20. La rivière du hibou - Robert Enrico - 1962La corde au cou.

   7.0   Pendant la guerre de Sécession, un civil sudiste est sur le point d’être pendu pour avoir tenté de saboter un pont ferroviaire. Lorsque l’exécution a lieu depuis le pont, la corde se rompt et le prisonnier prend la fuite.

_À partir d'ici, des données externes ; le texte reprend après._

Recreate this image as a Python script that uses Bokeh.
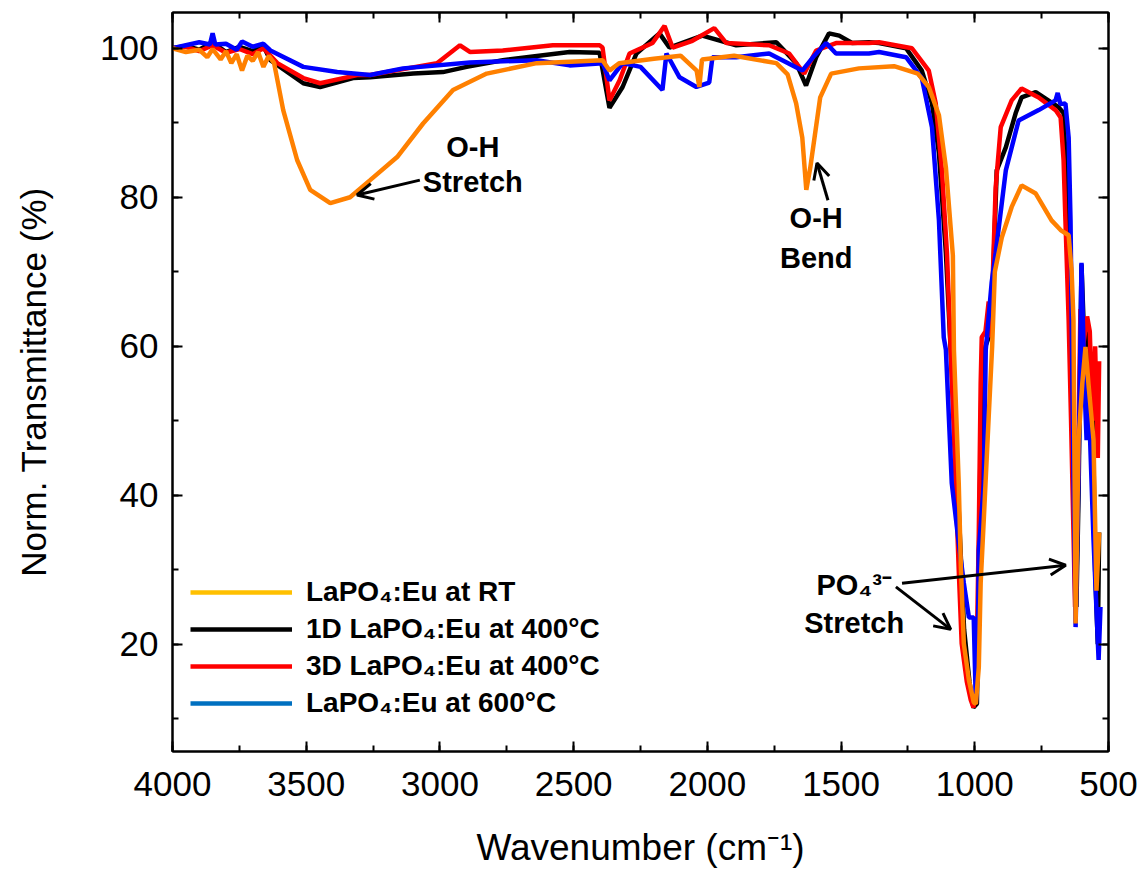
from bokeh.plotting import figure
from bokeh.models import (Range1d, SingleIntervalTicker, LinearAxis, Legend, LegendItem,
                          Label, Arrow, OpenHead, CustomLabelingPolicy)
from bokeh.embed import file_html
from bokeh.resources import INLINE

# ---------------- data ----------------
rt_wn = [4000, 3950, 3900, 3870, 3850, 3820, 3800, 3780, 3760, 3740, 3720, 3700, 3680, 3660,
         3640, 3620, 3586, 3534, 3485, 3410, 3336, 3261, 3160, 3063, 2951, 2825, 2638, 2392,
         2366, 2330, 2200, 2100, 2040, 2030, 2020, 1900, 1742, 1700, 1668, 1645, 1630, 1615,
         1578, 1537, 1433, 1302, 1213, 1172, 1134, 1108, 1082, 1078, 1060, 1052, 1041, 1022,
         1004, 996, 985, 978, 966, 948, 935, 925, 899, 862, 825, 772, 713, 679, 649, 638, 631,
         623, 612, 598, 586, 575, 556, 545, 535]
rt_t = [100, 99.5, 99.8, 98.8, 99.9, 98.5, 99.6, 98.0, 99.2, 97.0, 99.0, 98.3, 99.5, 97.5,
        99.0, 98.0, 91.7, 85.0, 81.0, 79.2, 80.0, 82.3, 85.4, 89.9, 94.4, 96.6, 98.0, 98.4,
        97.0, 98.0, 98.6, 99.0, 97.0, 94.8, 98.5, 99.0, 98.0, 96.5, 92.6, 88.0, 81.0, 84.0,
        93.4, 96.6, 97.3, 97.6, 96.6, 94.8, 91.0, 84.0, 72.2, 59.5, 41.6, 30.3, 20.1, 15.2,
        12.2, 12.0, 16.9, 28.2, 37.0, 50.5, 60.0, 70.0, 74.6, 78.7, 81.6, 80.5, 76.9, 75.6,
        74.9, 70.2, 63.5, 22.8, 47.4, 55.0, 59.9, 55.0, 47.4, 27.2, 35.0]

d1_wn = [4000, 3950, 3900, 3850, 3800, 3750, 3700, 3660, 3634, 3511, 3448, 3325, 3261, 3100,
         2989, 2900, 2765, 2515, 2403, 2366, 2317, 2265, 2179, 2142, 2019, 1892, 1742, 1668,
         1631, 1593, 1545, 1507, 1459, 1396, 1358, 1257, 1198, 1160, 1134, 1108, 1090, 1060,
         1040, 1020, 1005, 992, 985, 975, 960, 950, 937, 918, 884, 847, 825, 772, 687, 668,
         657, 642, 630, 620, 612, 601, 590, 580, 570, 560, 550, 540, 535]
d1_t = [100, 100.3, 99.8, 100.8, 99.5, 100.2, 99.6, 100.3, 98.4, 95.3, 94.8, 96.0, 96.1, 96.6,
        96.8, 97.5, 98.4, 99.5, 99.4, 92.0, 94.8, 99.3, 102.0, 100.1, 101.7, 100.4, 100.8, 98.0,
        95.0, 98.8, 102.0, 101.7, 100.7, 100.8, 100.7, 100.0, 97.0, 92.6, 85.9, 72.5, 59.5, 38.0,
        22.0, 15.0, 11.5, 12.0, 30.0, 55.0, 60.0, 61.0, 63.5, 83.6, 86.7, 91.3, 93.4, 94.1, 92.1,
        91.3, 81.3, 72.5, 50.0, 25.0, 40.0, 71.0, 60.0, 62.0, 48.0, 55.0, 30.0, 20.0, 35.0]

d3_wn = [4000, 3950, 3900, 3850, 3800, 3750, 3700, 3660, 3608, 3511, 3448, 3310, 3261, 3011,
         2925, 2888, 2765, 2578, 2403, 2392, 2366, 2328, 2291, 2205, 2160, 2130, 2056, 1974,
         1929, 1769, 1694, 1638, 1593, 1519, 1396, 1358, 1235, 1172, 1146, 1123, 1104, 1080,
         1060, 1049, 1030, 1015, 1005, 995, 985, 978, 974, 960, 948, 940, 922, 903, 862, 825,
         761, 698, 679, 668, 661, 649, 640, 625, 615, 605, 595, 580, 570, 560, 550, 540, 535]
d3_t = [100, 100.2, 99.6, 100.4, 99.4, 99.9, 99.2, 100.0, 98.0, 96.0, 95.3, 96.4, 96.4, 98.0,
        100.4, 99.5, 99.7, 100.4, 100.4, 100.1, 93.0, 95.7, 99.3, 100.7, 103.0, 100.1, 101.0,
        102.7, 100.7, 100.4, 99.3, 96.6, 99.7, 100.7, 100.7, 100.8, 100.0, 97.0, 92.6, 83.6,
        72.5, 50.0, 30.0, 20.1, 15.0, 12.5, 11.5, 14.0, 35.0, 55.0, 61.2, 62.0, 66.0, 61.2, 81.3,
        89.4, 93.0, 94.6, 93.4, 91.7, 90.7, 85.0, 76.9, 63.5, 50.0, 25.0, 40.0, 65.0, 60.0,
        64.0, 62.0, 50.0, 60.0, 45.0, 58.0]

d6_wn = [4000, 3950, 3900, 3860, 3850, 3840, 3800, 3760, 3740, 3700, 3660, 3634, 3511, 3384,
         3261, 3138, 2888, 2638, 2515, 2392, 2366, 2317, 2250, 2168, 2153, 2104, 2041, 1993,
         1981, 1892, 1769, 1645, 1600, 1556, 1519, 1396, 1358, 1257, 1198, 1160, 1134, 1116,
         1108, 1086, 1060, 1041, 1022, 1004, 996, 990, 985, 966, 959, 937, 922, 884, 836, 761,
         698, 690, 680, 661, 649, 642, 630, 623, 612, 601, 590, 582, 575, 556, 537, 530]
d6_t = [100, 100.4, 100.8, 100.5, 102.0, 100.5, 100.6, 99.8, 100.9, 100.2, 100.6, 99.7, 97.5,
        96.8, 96.4, 97.3, 98.1, 98.4, 97.7, 98.0, 95.7, 98.0, 97.5, 94.4, 99.3, 96.1, 94.8, 95.4,
        98.8, 98.8, 99.3, 97.0, 99.0, 100.7, 99.3, 99.3, 99.5, 98.8, 96.0, 89.4, 76.9, 61.2, 59.5,
        41.6, 33.6, 28.2, 23.6, 23.6, 12.0, 15.6, 32.6, 41.6, 59.5, 68.5, 72.5, 83.6, 90.3, 91.7,
        93.0, 94.0, 92.5, 92.6, 88.0, 76.9, 40.0, 22.3, 43.0, 71.2, 55.0, 47.4, 54.0, 34.0, 17.9,
        25.0]

legend_labels = ["LaPO\u2084:Eu at RT", "1D LaPO\u2084:Eu at 400\u00b0C",
                 "3D LaPO\u2084:Eu at 400\u00b0C", "LaPO\u2084:Eu at 600\u00b0C"]
legend_colors = ["#FFC000", "#000000", "#FF0000", "#0070C0"]

x_ticks_interval = 500
y_ticks_interval = 20

# ---------------- figure ----------------
FONT = "Liberation Sans"

p = figure(width=1142, height=871, output_backend="svg", toolbar_location=None,
           x_range=Range1d(4000, 500), y_range=Range1d(5.6, 104.8),
           min_border_left=172, min_border_right=34, min_border_top=12, min_border_bottom=120,
           background_fill_color="white", border_fill_color="white")
p.xgrid.visible = False
p.ygrid.visible = False
p.outline_line_color = "black"
p.outline_line_width = 2

xt = SingleIntervalTicker(interval=x_ticks_interval, num_minor_ticks=2)
yt = SingleIntervalTicker(interval=y_ticks_interval, num_minor_ticks=2)
p.xaxis.ticker = xt
p.yaxis.ticker = yt

for ax in (p.xaxis[0], p.yaxis[0]):
    ax.axis_line_width = 2
    ax.major_tick_line_width = 2
    ax.minor_tick_line_width = 2
    ax.major_tick_in = 10
    ax.major_tick_out = 0
    ax.minor_tick_in = 6
    ax.minor_tick_out = 0
    ax.major_label_text_color = "black"
    ax.axis_label_text_color = "black"
    ax.axis_label_text_font_style = "normal"

p.xaxis.axis_label = "Wavenumber (cm\u207b\u00b9)"
p.xaxis.axis_label_text_font = FONT
p.xaxis.axis_label_text_font_size = "37px"
p.xaxis.major_label_text_font = FONT
p.xaxis.major_label_text_font_size = "35px"
p.xaxis.major_label_standoff = 20
p.xaxis.axis_label_standoff = 28

p.yaxis.axis_label = "Norm. Transmittance (%)"
p.yaxis.axis_label_text_font = FONT
p.yaxis.axis_label_text_font_size = "35px"
p.yaxis.major_label_text_font = FONT
p.yaxis.major_label_text_font_size = "35px"
p.yaxis.major_label_standoff = 14
p.yaxis.axis_label_standoff = 44
p.yaxis.major_label_orientation = "horizontal"

# mirrored tick axes (top, right) without labels
no_labels = CustomLabelingPolicy(code="return new Set()")
for loc, tick in (("above", xt), ("right", yt)):
    a = LinearAxis(ticker=tick, major_label_policy=no_labels,
                   major_label_text_font_size="1px", major_label_standoff=0,
                   axis_line_width=2, major_tick_line_width=2, minor_tick_line_width=2,
                   major_tick_in=10, major_tick_out=0, minor_tick_in=6, minor_tick_out=0)
    p.add_layout(a, loc)

# ---------------- curves ----------------
LW = 4.5
p.line(d1_wn, d1_t, line_color="#000000", line_width=LW)
p.line(d3_wn, d3_t, line_color="#FF0000", line_width=LW)
p.line(d6_wn, d6_t, line_color="#0000FF", line_width=LW)
p.line(rt_wn, rt_t, line_color="#FF8000", line_width=LW)

# ---------------- legend ----------------
nan = float("nan")
items = []
for lab, col in zip(legend_labels, legend_colors):
    r = p.line(x=[nan, nan], y=[nan, nan], line_color=col, line_width=4.5)
    items.append(LegendItem(label=lab, renderers=[r]))
legend = Legend(items=items, location=(8, 22), orientation="vertical",
                border_line_alpha=0, background_fill_alpha=0,
                label_text_font=FONT, label_text_font_size="28px", label_text_font_style="bold",
                label_text_color="black",
                glyph_width=102, glyph_height=30, label_height=30, label_standoff=14,
                spacing=5, padding=10, margin=0)
p.add_layout(legend)

# ---------------- annotations ----------------
def lab(x, y, t):
    p.add_layout(Label(x=x, y=y, text=t, text_font=FONT, text_font_size="29px",
                       text_font_style="bold", text_align="center", text_baseline="middle",
                       text_color="black"))

lab(2877, 86.7, "O-H")
lab(2877, 82.1, "Stretch")
lab(1593, 77.2, "O-H")
lab(1593, 71.8, "Bend")
lab(1451, 27.9, "PO\u2084\u00b3\u207b")
lab(1451, 22.8, "Stretch")

def arrow(x0, y0, x1, y1):
    p.add_layout(Arrow(end=OpenHead(size=16, line_width=3, line_color="black"),
                       x_start=x0, y_start=y0, x_end=x1, y_end=y1,
                       line_width=3, line_color="black"))

arrow(3075, 82.3, 3310, 80.3)
arrow(1549, 79.6, 1590, 84.6)
arrow(1272, 28.2, 660, 30.6)
arrow(1295, 27.7, 1090, 22.0)

open("out.html", "w").write(file_html(p, INLINE))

C’est un superbe court métrage (28min), multi primé (dont l’oscar et la palme d’or du meilleur court métrage et il est même diffusé à la télévision américaine en tant qu’épisode de La quatrième dimension) adapté d’une nouvelle d’Ambrose Bierce, An occurrence at Owl Creek bridge, La rivière du hibou est une splendeur visuelle, un film à ciel ouvert, entre rivière et forêt, basé sur une idée géniale et cruelle reprise notamment par Adrian Lyne pour L’échelle de Jacob. On y trouve déjà la cruauté qui habitera le cinéma de Robert Enrico.

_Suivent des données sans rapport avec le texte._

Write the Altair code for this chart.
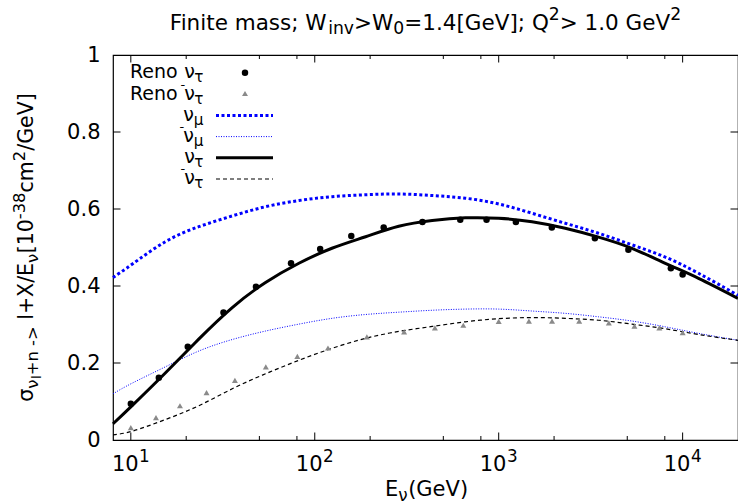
import altair as alt
import pandas as pd

# ---------------- data ----------------
# Reno points, nu_tau (black dots)
reno_nutau_E = [10, 14.2, 20.4, 31.9, 47.9, 74.3, 107, 158, 237, 385, 618, 859,
                1240, 1945, 3334, 5070, 8630, 10000]
reno_nutau_sigma = [0.094, 0.162, 0.242, 0.331, 0.398, 0.459, 0.496, 0.530, 0.552,
                    0.566, 0.572, 0.572, 0.566, 0.552, 0.524, 0.494, 0.446, 0.430]

# Reno points, anti nu_tau (grey triangles)
reno_nutaubar_E = [10.0, 13.7, 18.5, 25.8, 36.8, 54.2, 80.4, 118, 192, 306, 450, 642,
                   1000, 1460, 1950, 2740, 3970, 5470, 7470, 10000]
reno_nutaubar_sigma = [0.032, 0.058, 0.089, 0.123, 0.155, 0.190, 0.217, 0.239, 0.268,
                       0.281, 0.291, 0.298, 0.308, 0.309, 0.309, 0.309, 0.304, 0.296,
                       0.291, 0.279]

# Model curves, sampled on a common energy grid
curve_E = [8, 10.2, 15.4, 23.4, 35.6, 54, 82, 124, 189, 286, 435, 659, 1000, 1517,
           2300, 3490, 5300, 8050, 12200, 20000]
sigma_numu = [0.422, 0.457, 0.515, 0.554, 0.582, 0.606, 0.622, 0.632, 0.637, 0.639,
              0.635, 0.628, 0.613, 0.589, 0.563, 0.537, 0.507, 0.475, 0.433, 0.376]
sigma_numubar = [0.120, 0.148, 0.190, 0.231, 0.261, 0.283, 0.301, 0.316, 0.326, 0.332,
                 0.337, 0.340, 0.340, 0.335, 0.329, 0.320, 0.309, 0.294, 0.277, 0.259]
sigma_nutau = [0.042, 0.090, 0.174, 0.262, 0.344, 0.409, 0.459, 0.498, 0.528, 0.555,
               0.570, 0.577, 0.576, 0.567, 0.550, 0.527, 0.498, 0.459, 0.420, 0.368]
sigma_nutaubar = [0.0135, 0.023, 0.053, 0.089, 0.133, 0.172, 0.207, 0.238, 0.264,
                  0.282, 0.295, 0.307, 0.315, 0.318, 0.316, 0.311, 0.301, 0.289,
                  0.274, 0.259]

# axis ticks
x_major = [10, 100, 1000, 10000]
x_major_exp = ["1", "2", "3", "4"]
x_minor = [20, 50, 80, 200, 500, 800, 2000, 5000, 8000]
y_values = [0, 0.2, 0.4, 0.6, 0.8, 1.0]
y_inner = [0.2, 0.4, 0.6, 0.8]

# ---------------- layout ----------------
FONT = "DejaVu Sans"
PLOT_W, PLOT_H = 625, 385
PAD_L, PAD_T = 113, 55
BLUE = "#0000ff"

# approximate DejaVu Sans advance widths (em) used to chain rich-text pieces
EM = {
    " ": 0.318, "(": 0.390, ")": 0.390, "+": 0.838, "-": 0.361, ".": 0.318,
    "/": 0.337, ";": 0.337, "=": 0.838, ">": 0.838, "[": 0.390, "]": 0.390,
    "E": 0.632, "F": 0.575, "G": 0.775, "Q": 0.787, "R": 0.695, "V": 0.684,
    "W": 0.989, "X": 0.685, "a": 0.613, "c": 0.550, "e": 0.615, "i": 0.278,
    "l": 0.278, "m": 0.974, "n": 0.634, "o": 0.612, "s": 0.521, "t": 0.392,
    "v": 0.592, "ν": 0.592, "τ": 0.560, "μ": 0.636, "σ": 0.634,
}
for d in "0123456789":
    EM[d] = 0.636


def text_w(s, size):
    return sum(EM.get(c, 0.6) for c in s) * size


ONE = pd.DataFrame({"k": [0]})


def txt(s, x, y, size, align="left", angle=0, color="black"):
    """Text piece placed in page pixels (converted to plot-group pixels)."""
    return alt.Chart(ONE).mark_text(
        text=s, font=FONT, fontSize=size, align=align, baseline="alphabetic",
        angle=angle, color=color,
    ).encode(x=alt.value(x - PAD_L), y=alt.value(y - PAD_T))


def run_width(pieces, size):
    return sum(text_w(s, size[k]) for s, k in pieces)


def hrun(pieces, x0, base, size, shift):
    out, x = [], x0
    for s, k in pieces:
        lead = len(s) - len(s.lstrip(" "))
        out.append(txt(s.lstrip(" "), x + text_w(" " * lead, size[k]),
                       base + shift[k], size[k]))
        x += text_w(s, size[k])
    return out


def vrun(pieces, y0, basex, size, shift):
    out, y = [], y0
    for s, k in pieces:
        lead = len(s) - len(s.lstrip(" "))
        out.append(txt(s.lstrip(" "), basex + shift[k],
                       y - text_w(" " * lead, size[k]), size[k], angle=270))
        y -= text_w(s, size[k])
    return out


# ---------------- scales / encodings ----------------
xscale = alt.Scale(type="log", domain=[8, 20000], nice=False)
yscale = alt.Scale(domain=[0, 1], nice=False)
yaxis = alt.Axis(values=y_values, format="~g", ticks=False, tickSize=0, domain=False,
                 grid=False, labelFont=FONT, labelFontSize=21, labelColor="black",
                 labelPadding=13, title=None)


def curve_layer(values, **style):
    df = pd.DataFrame({"E": curve_E, "sigma": values})
    return alt.Chart(df).mark_line(interpolate="natural", **style).encode(
        x=alt.X("E:Q", scale=xscale, axis=None),
        y=alt.Y("sigma:Q", scale=yscale, axis=yaxis),
    )


layers = []

# model curves
layers.append(curve_layer(sigma_numu, color=BLUE, strokeWidth=3, strokeDash=[3, 2.5]))
layers.append(curve_layer(sigma_numubar, color=BLUE, strokeWidth=1, strokeDash=[1, 1.5]))
layers.append(curve_layer(sigma_nutau, color="black", strokeWidth=3))
layers.append(curve_layer(sigma_nutaubar, color="black", strokeWidth=1.2, strokeDash=[4, 3]))

# Reno points
dots = pd.DataFrame({"E": reno_nutau_E, "sigma": reno_nutau_sigma})
tris = pd.DataFrame({"E": reno_nutaubar_E, "sigma": reno_nutaubar_sigma})
layers.append(alt.Chart(dots).mark_point(shape="circle", filled=True, color="black",
                                         size=42, opacity=1).encode(
    x=alt.X("E:Q", scale=xscale, axis=None),
    y=alt.Y("sigma:Q", scale=yscale, axis=yaxis)))
layers.append(alt.Chart(tris).mark_point(shape="triangle-up", filled=True, color="#8a8a8a",
                                         size=36, opacity=1).encode(
    x=alt.X("E:Q", scale=xscale, axis=None),
    y=alt.Y("sigma:Q", scale=yscale, axis=yaxis)))

# inward ticks on all four sides
xmaj_df = pd.DataFrame({"t": x_major, "sup": x_major_exp})
xmin_df = pd.DataFrame({"t": x_minor})
yin_df = pd.DataFrame({"t": y_inner})
for df, ln in ((xmaj_df, 7.5), (xmin_df, 4)):
    for y0, y1 in ((PLOT_H, PLOT_H - ln), (0, ln)):
        layers.append(alt.Chart(df).mark_rule(color="black", strokeWidth=1).encode(
            x=alt.X("t:Q", scale=xscale, axis=None),
            y=alt.value(y0), y2=alt.value(y1)))
for x0, x1 in ((0, 7.5), (PLOT_W - 7.5, PLOT_W)):
    layers.append(alt.Chart(yin_df).mark_rule(color="black", strokeWidth=1).encode(
        y=alt.Y("t:Q", scale=yscale, axis=yaxis),
        x=alt.value(x0), x2=alt.value(x1)))

# x tick labels: 10 with a raised exponent
TL, TS = 21, 16.8
w10, wsup = text_w("10", TL), text_w("4", TS)
left_off = -(w10 + wsup + 0.5) / 2
layers.append(alt.Chart(xmaj_df).mark_text(
    text="10", font=FONT, fontSize=TL, align="left", baseline="alphabetic",
    dx=left_off, color="black").encode(
    x=alt.X("t:Q", scale=xscale, axis=None), y=alt.value(470.7 - PAD_T)))
layers.append(alt.Chart(xmaj_df).mark_text(
    font=FONT, fontSize=TS, align="left", baseline="alphabetic",
    dx=left_off + w10 + 0.5, color="black").encode(
    x=alt.X("t:Q", scale=xscale, axis=None), y=alt.value(461.7 - PAD_T),
    text="sup:N"))

# title
tsize = {"m": 21.5, "sub": 17.2, "sup": 17.2}
tshift = {"m": 0, "sub": 4.5, "sup": -10}
title_pieces = [("Finite mass; W", "m"), ("inv", "sub"), (">W", "m"), ("0", "sub"),
                ("=1.4[GeV]; Q", "m"), ("2", "sup"), ("> 1.0 GeV", "m"), ("2", "sup")]
tw_total = run_width(title_pieces, tsize)
layers += hrun(title_pieces, PAD_L + PLOT_W / 2 - tw_total / 2, 29.5, tsize, tshift)

# x-axis title
xsize = {"m": 21, "sub": 16.8}
xt_pieces = [("E", "m"), ("ν", "sub"), ("(GeV)", "m")]
xw = run_width(xt_pieces, xsize)
layers += hrun(xt_pieces, PAD_L + PLOT_W / 2 + 1 - xw / 2, 496, xsize, tshift)

# y-axis title (rotated)
ysize = {"m": 20.5, "sub": 16.4, "ss": 13, "sup": 16.4}
yshift = {"m": 0, "sub": 4.5, "ss": 8, "sup": -8}
yt_pieces = [("σ", "m"), ("ν", "sub"), ("l", "ss"), ("+n ->", "sub"), (" l+X/E", "m"),
             ("ν", "sub"), ("[10", "m"), ("-38", "sup"), ("cm", "m"), ("2", "sup"),
             ("/GeV]", "m")]
yw = run_width(yt_pieces, ysize)
layers += vrun(yt_pieces, PAD_T + PLOT_H / 2 + yw / 2, 33, ysize, yshift)

# key (top left)
LM, LS, LD = 19, 15.2, 13
RIGHT = 203.5
rows = [78.3, 99.5, 120.7, 141.9, 163.1, 184.3]
SAMPLE_X0, SAMPLE_X1, MARK_X = 216, 273, 245


def key_label(base, sub, bar, prefix=None):
    out = []
    nu_right = RIGHT - text_w(sub, LS)
    nu_left = nu_right - text_w("ν", LM)
    out.append(txt(sub, RIGHT, base + 4, LS, align="right"))
    out.append(txt("ν", nu_right, base, LM, align="right"))
    if bar:
        out.append(txt("-", nu_left + 1.5, base - 11, LD, align="right"))
    if prefix:
        out.append(txt(prefix, nu_left - text_w(" ", LM), base, LM, align="right"))
    return out


layers += key_label(rows[0], "τ", False, "Reno")
layers += key_label(rows[1], "τ", True, "Reno")
layers += key_label(rows[2], "μ", False)
layers += key_label(rows[3], "μ", True)
layers += key_label(rows[4], "τ", False)
layers += key_label(rows[5], "τ", True)

layers.append(alt.Chart(ONE).mark_point(shape="circle", filled=True, color="black",
                                        size=42, opacity=1).encode(
    x=alt.value(MARK_X - PAD_L), y=alt.value(rows[0] - 5.6 - PAD_T)))
layers.append(alt.Chart(ONE).mark_point(shape="triangle-up", filled=True, color="#8a8a8a",
                                        size=36, opacity=1).encode(
    x=alt.value(MARK_X - PAD_L), y=alt.value(rows[1] - 6 - PAD_T)))

samples = [
    (rows[2], dict(color=BLUE, strokeWidth=3, strokeDash=[3, 2.5])),
    (rows[3], dict(color=BLUE, strokeWidth=1, strokeDash=[1, 1.5])),
    (rows[4], dict(color="black", strokeWidth=3)),
    (rows[5], dict(color="black", strokeWidth=1.2, strokeDash=[4, 3])),
]
for base, style in samples:
    layers.append(alt.Chart(ONE).mark_rule(**style).encode(
        x=alt.value(SAMPLE_X0 - PAD_L), x2=alt.value(SAMPLE_X1 - PAD_L),
        y=alt.value(base - 5.3 - PAD_T)))

chart = alt.layer(*layers).properties(
    width=PLOT_W, height=PLOT_H,
    padding={"left": PAD_L, "top": PAD_T, "right": 0, "bottom": 504 - PAD_T - PLOT_H},
    autosize="none", background="white",
).configure_view(stroke="black", strokeWidth=1.2)

chart.save("out.html", embed_options={"renderer": "svg", "actions": False})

Une vie de chien (A dog’s life) – Charles Chaplin – 1918

16. Une vie de chien - A dog's life - Charles Chaplin - 1918Destins liés.

   6.0   Affamé et sans le sou, Charlot dort derrière la palissade d’un chantier. Il tente de voler une saucisse et se retrouve pris en chasse par un policier puis deux, avant d’entrer dans une agence de travail. Évidemment il n’est pas le seul chômeur à la recherche d’un boulot. Parallèlement, un chien joue de sa survie aussi, entre un panier de fortune et une quête de nourriture. Le voilà bientôt aux prises avec une armée de molosses pour un os oublié. Le vagabond fait la rencontre du chien errant. Ils ne se quittent plus. Ce dernier lui déterrera un portefeuille plein de billets. Charlot réussira à le dissimuler dans son pantalon afin d’entrer dans un dancing qui interdit les animaux. Il y fera la rencontre d’une chanteuse qu’il épousera bientôt avant de s’installer dans une ferme à la campagne. C’est Le Kid, avec un chien à la place du gosse, trois ans plus tôt et en format trente minutes. Le vagabond et le chien deviennent des êtres miroirs, leur destin est lié, au sein d’une satire pleinement corrosive : aucun autre personnage à sauver, zéro solidarité, zéro bienveillance, zéro espoir. Il n’y a que l’amour pour triompher du malheur. Dans un final si utopique qu’il contrebalance la violence du récit initial.